8. Procurement departments and professional buyers. Major companies like British Airways and Diageo have invested in the area of Procurement. These professional buyers vary in their understanding of marketing services and marketing communication and can sometimes use powerful negotiation techniques aggressively to reduce prices and agency profitability. Some Procurement specialists have helped make some important improvements for agencies such as improved briefs, improved processes and fairer agency remuneration. However, the malpractice by some Procurement ‘professionals,’ often not spoken of publicly for fear of retribution, is far too common and is a disgrace to the profession of Procurement and to the companies employing them.
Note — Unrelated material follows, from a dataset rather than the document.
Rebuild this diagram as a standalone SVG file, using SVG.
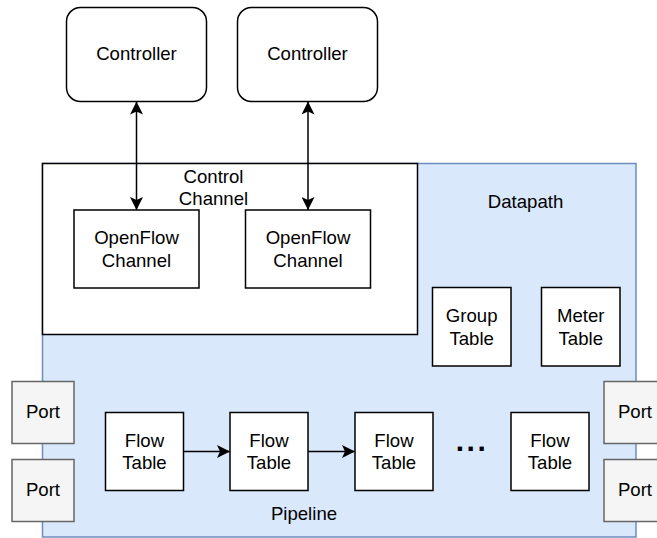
<svg xmlns="http://www.w3.org/2000/svg" width="657" height="538" viewBox="0 0 657 538">
  <style>
    text { font-family: "Liberation Sans", Arial, sans-serif; font-size: 18.6px; fill: #000; text-anchor: middle; }
    .box { fill: #ffffff; stroke: #000000; stroke-width: 1.5; }
    .port { fill: #f5f5f5; stroke: #666666; stroke-width: 1.5; }
    .datapath { fill: #dae8fc; stroke: #6c8ebf; stroke-width: 1.5; }
    .edge { fill: none; stroke: #000000; stroke-width: 1.5; }
    .dots { font-weight: bold; font-size: 30px; letter-spacing: 2.5px; }
  </style>
  <defs>
    <marker id="arrow" viewBox="0 0 13 13" refX="13" refY="6.5" markerWidth="13" markerHeight="13" markerUnits="userSpaceOnUse" orient="auto-start-reverse">
      <path d="M0,0 L13,6.5 L0,13 L3,6.5 Z" fill="#000000"/>
    </marker>
  </defs>

  <!-- datapath container -->
  <g id="datapath">
    <rect class="datapath" x="42.5" y="163.5" width="593.5" height="373.5"/>
    <text x="525.5" y="207.5">Datapath</text>
    <text x="304" y="520">Pipeline</text>
  </g>

  <!-- control channel container -->
  <g id="control-channel">
    <rect class="box" x="42.5" y="163.5" width="375" height="171"/>
    <text x="213.5" y="182.5">Control</text>
    <text x="213.5" y="205">Channel</text>
  </g>

  <g id="controller-1">
    <rect class="box" x="66.5" y="7.5" width="140" height="94" rx="14" ry="14"/>
    <text x="136.5" y="60">Controller</text>
  </g>
  <g id="controller-2">
    <rect class="box" x="237.5" y="7.5" width="140" height="94" rx="14" ry="14"/>
    <text x="307.5" y="60">Controller</text>
  </g>

  <g id="openflow-channel-1">
    <rect class="box" x="74" y="210" width="125" height="78"/>
    <text x="136.5" y="244.3">OpenFlow</text>
    <text x="136.5" y="266.7">Channel</text>
  </g>
  <g id="openflow-channel-2">
    <rect class="box" x="245.5" y="210" width="125" height="78"/>
    <text x="308" y="244.3">OpenFlow</text>
    <text x="308" y="266.7">Channel</text>
  </g>

  <g id="group-table">
    <rect class="box" x="432.5" y="287.5" width="78.5" height="78.5"/>
    <text x="471.7" y="321.7">Group</text>
    <text x="471.7" y="345">Table</text>
  </g>
  <g id="meter-table">
    <rect class="box" x="541.5" y="287.5" width="78.5" height="78.5"/>
    <text x="580.8" y="321.7">Meter</text>
    <text x="580.8" y="345">Table</text>
  </g>

  <g id="flow-table-1">
    <rect class="box" x="105.5" y="412.5" width="78" height="78"/>
    <text x="144.5" y="446.7">Flow</text>
    <text x="144.5" y="469.3">Table</text>
  </g>
  <g id="flow-table-2">
    <rect class="box" x="230" y="412.5" width="78" height="78"/>
    <text x="269" y="446.7">Flow</text>
    <text x="269" y="469.3">Table</text>
  </g>
  <g id="flow-table-3">
    <rect class="box" x="355" y="412.5" width="78" height="78"/>
    <text x="394" y="446.7">Flow</text>
    <text x="394" y="469.3">Table</text>
  </g>
  <g id="ellipsis">
    <text class="dots" x="472" y="451">...</text>
  </g>
  <g id="flow-table-n">
    <rect class="box" x="511" y="412.5" width="78" height="78"/>
    <text x="550" y="446.7">Flow</text>
    <text x="550" y="469.3">Table</text>
  </g>

  <g id="port-left-1">
    <rect class="port" x="12" y="381.5" width="62" height="62"/>
    <text x="43" y="418.3">Port</text>
  </g>
  <g id="port-left-2">
    <rect class="port" x="12" y="459.5" width="62" height="62"/>
    <text x="43" y="495.7">Port</text>
  </g>
  <g id="port-right-1">
    <rect class="port" x="604" y="381.5" width="62" height="62"/>
    <text x="635" y="418.3">Port</text>
  </g>
  <g id="port-right-2">
    <rect class="port" x="604" y="459.5" width="62" height="62"/>
    <text x="635" y="495.7">Port</text>
  </g>

  <!-- connectors -->
  <g id="connectors">
    <line class="edge" x1="136.5" y1="101.5" x2="136.5" y2="210" marker-start="url(#arrow)" marker-end="url(#arrow)"/>
    <line class="edge" x1="308" y1="101.5" x2="308" y2="210" marker-start="url(#arrow)" marker-end="url(#arrow)"/>
    <line class="edge" x1="183.5" y1="451.5" x2="230" y2="451.5" marker-end="url(#arrow)"/>
    <line class="edge" x1="308" y1="451.5" x2="355" y2="451.5" marker-end="url(#arrow)"/>
  </g>
</svg>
9. Most clients are better trained to negotiate than their agencies. Major corporate clients are trained regularly in how to negotiate; most agency people are not. This puts agencies at a distinct disadvantage.

10. Commoditisation. There is an increasing danger of commoditisation within many industries. True differentiation and distinctiveness between agencies is harder to achieve as most differentiators are easily replicated by competitors. The more agencies allow themselves to be commoditised, the less profitable they will be. One of the most powerful differentiators in agencies is the agency’s people. Their relationship with their clients can be an important reason why a client appoints and retains a particular agency.